Reengineering is the operations executives' primary task. They must be skilled at redesigning organizations, redeploying managers, and dismantling obsolete methods—for example, an admitting process focused on patients' ability to pay rather than on their illnesses. Operations executives must know how to create critical delivery capacities, especially those central to newly organized systems (e.g., a program to identify pregnancy early in Medicaid enrollees). And, in pursuit of these objectives, the executives must value organizational change over "business as usual" and make tough decisions that put the patient first.

Operations executives are better placed than other managers to perceive such organizational anomalies as misaligned reward structures or cultural symbols that are inconsistent with the new vision. Incongruent elements like these can act as a brake on the healthcare system's progress toward success. By working closely with the system's human relations specialists, operations executives can help retool the pay and reward systems for the new world of managed care.

The Physician Leader Physicians are increasingly aware that they are reinventing medical science. This is especially true of physician executives in large systems, whose work may involve management, outcomes research, ethics, economics, and cost-benefit analysis, as well as the direct care of patients. Of course, the medical profession, feeling an obligation to improve the human condition, has always demanded creativity. Nevertheless, today's physician executive is a pioneer whose most important task is to inspire other pioneers in their construction of a less confused, seamless system of care. It is vital that physician leaders be represented on the managed care team.

The Managed Care Executive As a team member, the managed care executive continues to act in part as a broker between the delivery system and insurance firms.

However, as large healthcare purchasers seek higher quality at lower cost, competition is growing sharper among insurers, on one hand, and among providers, on the other. As a result, some providers and insurers are attempting to cut their costs by merging some of their functions—for example, member enrollment, member risk identification, claims and utilization review management, and credentialing and quality review. In these cases, the managed care executive's chief role is not to broker contracts, but to design long-term partnerships between the organizations.
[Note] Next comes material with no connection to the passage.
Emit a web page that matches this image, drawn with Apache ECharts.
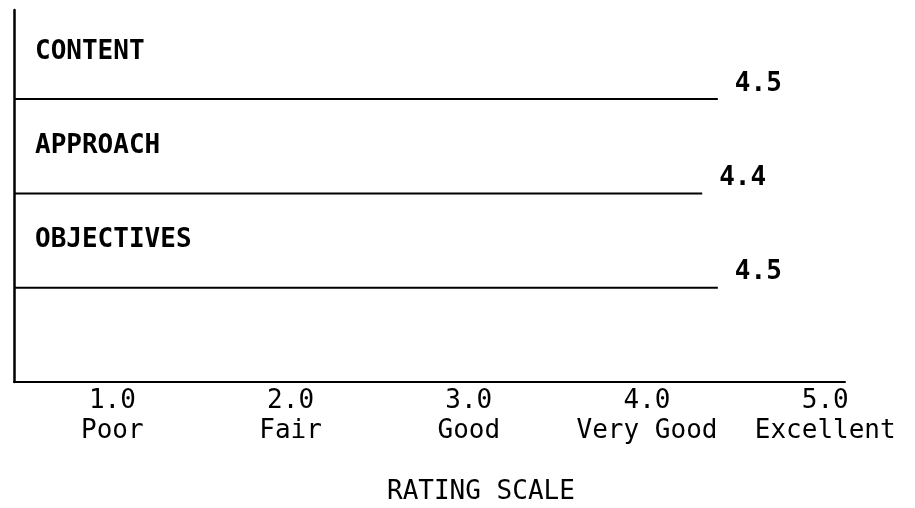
<!DOCTYPE html>
<html>
<head>
<meta charset="utf-8">
<script src="https://cdn.jsdelivr.net/npm/echarts@6/dist/echarts.min.js"></script>
<style>
html,body{margin:0;padding:0;background:#fff;}
#chart{width:915px;height:508px;}
</style>
</head>
<body>
<div id="chart"></div>
<script>
const categories = ['CONTENT', 'APPROACH', 'OBJECTIVES'];
const ratings = [4.5, 4.4, 4.5];
const tickValues = [1, 2, 3, 4, 5];
const tickNames = ['Poor', 'Fair', 'Good', 'Very Good', 'Excellent'];
const axisTitle = 'RATING SCALE';

const FONT = '"DejaVu Sans Mono", monospace';
const n = categories.length;

const series = categories.map((name, i) => {
  const level = n - i;
  return {
    name: name,
    type: 'line',
    xAxisIndex: 0,
    yAxisIndex: 0,
    symbol: 'none',
    lineStyle: { color: '#000', width: 2 },
    data: [[0, level], [ratings[i], level]],
    endLabel: {
      show: true,
      formatter: () => ratings[i].toFixed(1),
      color: '#000',
      fontFamily: FONT,
      fontSize: 26,
      fontWeight: 'bold',
      offset: [9, -15]
    }
  };
});

const labelLevels = categories.map((c, i) => n - i + 0.5);

const option = {
  animation: false,
  backgroundColor: '#fff',
  title: {
    text: axisTitle,
    left: 382,
    top: 474,
    textStyle: { fontFamily: FONT, fontSize: 26, fontWeight: 'normal', color: '#000' }
  },
  grid: { left: 14, right: 70, top: 10, bottom: 126, containLabel: false },
  xAxis: [
    {
      type: 'value',
      min: 0,
      max: 5.313,
      show: false
    },
    {
      type: 'value',
      min: 0.448,
      max: 5.111,
      position: 'bottom',
      axisLine: { show: true, lineStyle: { color: '#000', width: 2 } },
      axisTick: { show: false },
      splitLine: { show: false },
      axisLabel: {
        customValues: tickValues,
        color: '#000',
        fontFamily: FONT,
        fontSize: 26,
        lineHeight: 30,
        margin: 4,
        align: 'center',
        formatter: (v) => {
          const idx = tickValues.indexOf(Math.round(v));
          return v.toFixed(1) + '\n' + (idx >= 0 ? tickNames[idx] : '');
        }
      }
    }
  ],
  yAxis: {
    type: 'value',
    min: 0,
    max: 3.945,
    axisLine: { show: true, lineStyle: { color: '#000', width: 2.5 } },
    axisTick: { show: false },
    splitLine: { show: false },
    axisLabel: {
      inside: true,
      customValues: labelLevels,
      margin: 21,
      color: '#000',
      fontFamily: FONT,
      fontSize: 26,
      fontWeight: 'bold',
      padding: [4, 0, 0, 0],
      formatter: (v) => {
        const idx = labelLevels.findIndex(l => Math.abs(l - v) < 1e-6);
        return idx >= 0 ? categories[idx] : '';
      }
    }
  },
  series: series
};

const chart = echarts.init(document.getElementById('chart'), null, { renderer: 'canvas' });
chart.setOption(option);
</script>
</body>
</html>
An essential role for the managed care executive is to work with the physician leader to design improved systems of care for enrolled populations. In this key role, the managed care executive serves as the voice of the market, guiding the organization toward success in the new world of capitation and risk.

Managing Care as a Way of Life
In the end, the entire managed care team must help the CEO educate the delivery system's other participants. To this end, a passion for bringing the system to a new level of excellence must be kindled in the hearts of team members. They must come to see managing care as—not a sideline activity—but new behavior, new disciplines, new concerns, and new enthusiasms.